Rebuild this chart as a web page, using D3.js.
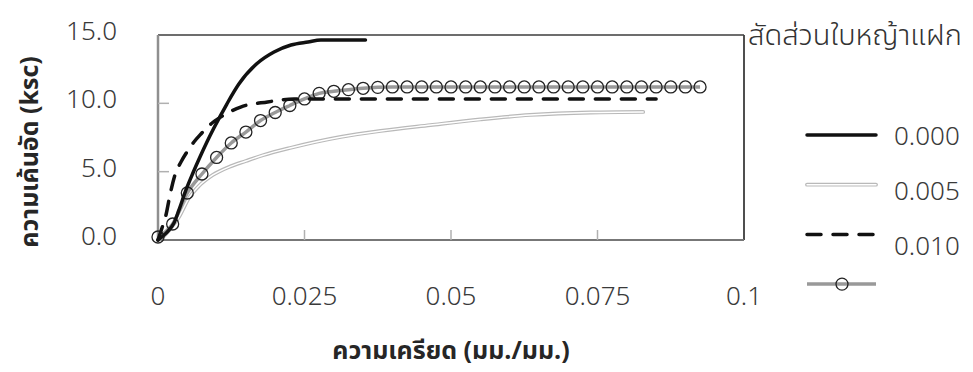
<!DOCTYPE html>
<html>
<head>
<meta charset="utf-8">
<script src="https://cdn.jsdelivr.net/npm/d3@7"></script>
<style>
  html, body { margin: 0; padding: 0; background: #fff; }
  svg { display: block; }
  .tick-label { font-family: "Noto Sans Thai", "Noto Sans", "Open Sans", sans-serif; font-weight: 300; font-size: 26px; fill: #3a3a3a; }
  .axis-title { font-family: "Noto Sans Thai", "Noto Sans", "Open Sans", sans-serif; font-weight: 700; font-size: 25px; fill: #262626; }
  .legend-title { font-family: "Noto Sans Thai", "Noto Sans", "Open Sans", sans-serif; font-weight: 300; font-size: 29px; fill: #333; }
</style>
</head>
<body>
<svg id="chart" width="973" height="372"></svg>
<script>
// Stress–strain curves for different vetiver-leaf ratios
const xTicks = [0, 0.025, 0.05, 0.075, 0.1];
const xTickLabels = ["0", "0.025", "0.05", "0.075", "0.1"];
const yTicks = [0, 5, 10, 15];
const yTickLabels = ["0.0", "5.0", "10.0", "15.0"];

const legendTitle = "สัดส่วนใบหญ้าแฝก";
const legendLabels = ["0.000", "0.005", "0.010", ""];
const xTitle = "ความเครียด (มม./มม.)";
const yTitle = "ความเค้นอัด (ksc)";

// ratio 0.000
const strainA = [0, 0.00085, 0.00187, 0.00273, 0.00358, 0.00477, 0.00596, 0.00716, 0.00835, 0.00954, 0.01175, 0.0138, 0.0170, 0.0198, 0.0227, 0.0256, 0.0278, 0.0354];
const stressA = [0, 0.29, 0.73, 1.24, 2.20, 3.66, 4.90, 6.07, 7.17, 8.19, 9.95, 11.41, 12.95, 13.76, 14.27, 14.49, 14.63, 14.63];

// ratio 0.005
const strainB = [0, 0.00102, 0.00221, 0.00358, 0.00528, 0.00698, 0.00937, 0.0121, 0.0150, 0.0179, 0.0227, 0.0312, 0.0380, 0.0465, 0.0550, 0.0635, 0.0738, 0.0828];
const stressB = [0, 0.29, 0.88, 1.68, 3.07, 3.95, 4.76, 5.34, 5.78, 6.20, 6.75, 7.54, 7.98, 8.41, 8.82, 9.15, 9.33, 9.37];

// ratio 0.010
const strainC = [0, 0.00068, 0.00136, 0.00204, 0.0029, 0.00392, 0.00494, 0.00613, 0.00733, 0.00903, 0.0107, 0.0141, 0.0187, 0.0232, 0.085];
const stressC = [0, 0.88, 1.83, 3.29, 4.76, 5.71, 6.44, 7.17, 7.76, 8.49, 9.0, 9.73, 10.10, 10.32, 10.32];

// fourth ratio, sampled every 0.0025 with markers
const strainD = [0, 0.0025, 0.005, 0.0075, 0.01, 0.0125, 0.015, 0.0175, 0.02, 0.0225,
                 0.025, 0.0275, 0.03, 0.0325, 0.035, 0.0375, 0.04, 0.0425, 0.045, 0.0475,
                 0.05, 0.0525, 0.055, 0.0575, 0.06, 0.0625, 0.065, 0.0675, 0.07, 0.0725,
                 0.075, 0.0775, 0.08, 0.0825, 0.085, 0.0875, 0.09, 0.0925];
const stressD = [0.22, 1.17, 3.44, 4.83, 6.04, 7.10, 7.90, 8.74, 9.33, 9.84,
                 10.32, 10.73, 10.88, 11.0, 11.10, 11.17, 11.2, 11.2, 11.2, 11.2,
                 11.2, 11.2, 11.2, 11.2, 11.2, 11.2, 11.2, 11.2, 11.2, 11.2,
                 11.2, 11.2, 11.2, 11.2, 11.2, 11.2, 11.2, 11.2];

const svg = d3.select("#chart");
const plot = { left: 158, right: 744, top: 35, bottom: 240 };

const x = d3.scaleLinear().domain([0, 0.1]).range([plot.left, plot.right]);
const y = d3.scaleLinear().domain([0, 15]).range([plot.bottom, plot.top]);

const zip = (xs, ys) => xs.map((v, i) => [v, ys[i]]);
const line = d3.line().x(d => x(d[0])).y(d => y(d[1])).curve(d3.curveMonotoneX);

// frame
svg.append("line").attr("x1", plot.left).attr("x2", plot.right).attr("y1", plot.top).attr("y2", plot.top)
  .attr("stroke", "#3c3c3c").attr("stroke-width", 1.5);
svg.append("line").attr("x1", plot.right).attr("x2", plot.right).attr("y1", plot.top).attr("y2", plot.bottom)
  .attr("stroke", "#3c3c3c").attr("stroke-width", 1.8);
svg.append("line").attr("x1", plot.left).attr("x2", plot.left).attr("y1", plot.top).attr("y2", plot.bottom)
  .attr("stroke", "#8f8f8f").attr("stroke-width", 2.5);
svg.append("line").attr("x1", plot.left).attr("x2", plot.right).attr("y1", plot.bottom).attr("y2", plot.bottom)
  .attr("stroke", "#777").attr("stroke-width", 2);

// inward ticks
const tickG = svg.append("g");
tickG.selectAll(".xt").data(xTicks.slice(1, -1)).join("line")
  .attr("x1", d => x(d)).attr("x2", d => x(d))
  .attr("y1", plot.bottom).attr("y2", plot.bottom - 10)
  .attr("stroke", "#b0b0b0").attr("stroke-width", 1.5);
tickG.selectAll(".yt").data(yTicks.slice(1, -1)).join("line")
  .attr("x1", plot.left).attr("x2", plot.left + 11)
  .attr("y1", d => y(d)).attr("y2", d => y(d))
  .attr("stroke", "#b0b0b0").attr("stroke-width", 1.5);

// tick labels
svg.append("g").selectAll("text").data(xTicks).join("text")
  .attr("class", "tick-label")
  .attr("x", d => x(d)).attr("y", 297)
  .attr("text-anchor", "middle").attr("dominant-baseline", "central")
  .text((d, i) => xTickLabels[i]);
svg.append("g").selectAll("text").data(yTicks).join("text")
  .attr("class", "tick-label")
  .attr("x", 117).attr("y", d => y(d) - 3)
  .attr("text-anchor", "end").attr("dominant-baseline", "central")
  .text((d, i) => yTickLabels[i]);

// axis titles
svg.append("text").attr("class", "axis-title")
  .attr("x", 451).attr("y", 351)
  .attr("text-anchor", "middle").attr("dominant-baseline", "central")
  .text(xTitle);
svg.append("text").attr("class", "axis-title")
  .attr("transform", "translate(30,152) rotate(-90)")
  .attr("text-anchor", "middle").attr("dominant-baseline", "central")
  .text(yTitle);

// series drawing helpers
const series = [
  { data: zip(strainA, stressA), kind: "solid" },
  { data: zip(strainB, stressB), kind: "double" },
  { data: zip(strainC, stressC), kind: "dash" },
  { data: zip(strainD, stressD), kind: "marker" }
];

function drawStroke(g, d, kind, pathFn) {
  if (kind === "solid") {
    g.append("path").attr("d", pathFn(d)).attr("fill", "none")
      .attr("stroke", "#111").attr("stroke-width", 3.5).attr("stroke-linecap", "round");
  } else if (kind === "double") {
    g.append("path").attr("d", pathFn(d)).attr("fill", "none")
      .attr("stroke", "#b9b9b9").attr("stroke-width", 3.8).attr("stroke-linecap", "round");
    g.append("path").attr("d", pathFn(d)).attr("fill", "none")
      .attr("stroke", "#fff").attr("stroke-width", 1.4).attr("stroke-linecap", "round");
  } else if (kind === "dash") {
    g.append("path").attr("d", pathFn(d)).attr("fill", "none")
      .attr("stroke", "#111").attr("stroke-width", 3.5)
      .attr("stroke-dasharray", "14,12").attr("stroke-linecap", "round");
  } else {
    g.append("path").attr("d", pathFn(d)).attr("fill", "none")
      .attr("stroke", "#999").attr("stroke-width", 3.5);
  }
}

const plotG = svg.append("g");
// draw order keeps the dark lines above the gray ones
[1, 3, 2, 0].forEach(i => {
  const s = series[i];
  drawStroke(plotG, s.data, s.kind, line);
  if (s.kind === "marker") {
    plotG.append("g").selectAll("circle").data(s.data).join("circle")
      .attr("cx", d => x(d[0])).attr("cy", d => y(d[1])).attr("r", 6)
      .attr("fill", "none").attr("stroke", "#222").attr("stroke-width", 1.3);
  }
});

// legend
const legend = svg.append("g");
legend.append("text").attr("class", "legend-title")
  .attr("x", 748).attr("y", 36).attr("dominant-baseline", "central")
  .text(legendTitle);
const legendLine = d3.line();
series.forEach((s, i) => {
  const ly = 135 + i * 49.7;
  drawStroke(legend, [[807, ly], [876, ly]], s.kind, legendLine);
  if (s.kind === "marker") {
    legend.append("circle").attr("cx", 842).attr("cy", ly).attr("r", 6)
      .attr("fill", "none").attr("stroke", "#222").attr("stroke-width", 1.3);
  }
  if (legendLabels[i]) {
    legend.append("text").attr("class", "tick-label")
      .attr("x", 894).attr("y", 137 + i * 55).attr("dominant-baseline", "central")
      .text(legendLabels[i]);
  }
});
</script>
</body>
</html>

************

#### WORK TO DO
Your task is to return the lines above, from the first one up to and including the line containing "10.10, 10.32, 10.32];", minus any pictures.

#### SOLUTION FOR THIS TASK
Rebuild this chart as a web page, using D3.js.
<!DOCTYPE html>
<html>
<head>
<meta charset="utf-8">
<script src="https://cdn.jsdelivr.net/npm/d3@7"></script>
<style>
  html, body { margin: 0; padding: 0; background: #fff; }
  svg { display: block; }
  .tick-label { font-family: "Noto Sans Thai", "Noto Sans", "Open Sans", sans-serif; font-weight: 300; font-size: 26px; fill: #3a3a3a; }
  .axis-title { font-family: "Noto Sans Thai", "Noto Sans", "Open Sans", sans-serif; font-weight: 700; font-size: 25px; fill: #262626; }
  .legend-title { font-family: "Noto Sans Thai", "Noto Sans", "Open Sans", sans-serif; font-weight: 300; font-size: 29px; fill: #333; }
</style>
</head>
<body>
<svg id="chart" width="973" height="372"></svg>
<script>
// Stress–strain curves for different vetiver-leaf ratios
const xTicks = [0, 0.025, 0.05, 0.075, 0.1];
const xTickLabels = ["0", "0.025", "0.05", "0.075", "0.1"];
const yTicks = [0, 5, 10, 15];
const yTickLabels = ["0.0", "5.0", "10.0", "15.0"];

const legendTitle = "สัดส่วนใบหญ้าแฝก";
const legendLabels = ["0.000", "0.005", "0.010", ""];
const xTitle = "ความเครียด (มม./มม.)";
const yTitle = "ความเค้นอัด (ksc)";

// ratio 0.000
const strainA = [0, 0.00085, 0.00187, 0.00273, 0.00358, 0.00477, 0.00596, 0.00716, 0.00835, 0.00954, 0.01175, 0.0138, 0.0170, 0.0198, 0.0227, 0.0256, 0.0278, 0.0354];
const stressA = [0, 0.29, 0.73, 1.24, 2.20, 3.66, 4.90, 6.07, 7.17, 8.19, 9.95, 11.41, 12.95, 13.76, 14.27, 14.49, 14.63, 14.63];

// ratio 0.005
const strainB = [0, 0.00102, 0.00221, 0.00358, 0.00528, 0.00698, 0.00937, 0.0121, 0.0150, 0.0179, 0.0227, 0.0312, 0.0380, 0.0465, 0.0550, 0.0635, 0.0738, 0.0828];
const stressB = [0, 0.29, 0.88, 1.68, 3.07, 3.95, 4.76, 5.34, 5.78, 6.20, 6.75, 7.54, 7.98, 8.41, 8.82, 9.15, 9.33, 9.37];

// ratio 0.010
const strainC = [0, 0.00068, 0.00136, 0.00204, 0.0029, 0.00392, 0.00494, 0.00613, 0.00733, 0.00903, 0.0107, 0.0141, 0.0187, 0.0232, 0.085];
const stressC = [0, 0.88, 1.83, 3.29, 4.76, 5.71, 6.44, 7.17, 7.76, 8.49, 9.0, 9.73, 10.10, 10.32, 10.32];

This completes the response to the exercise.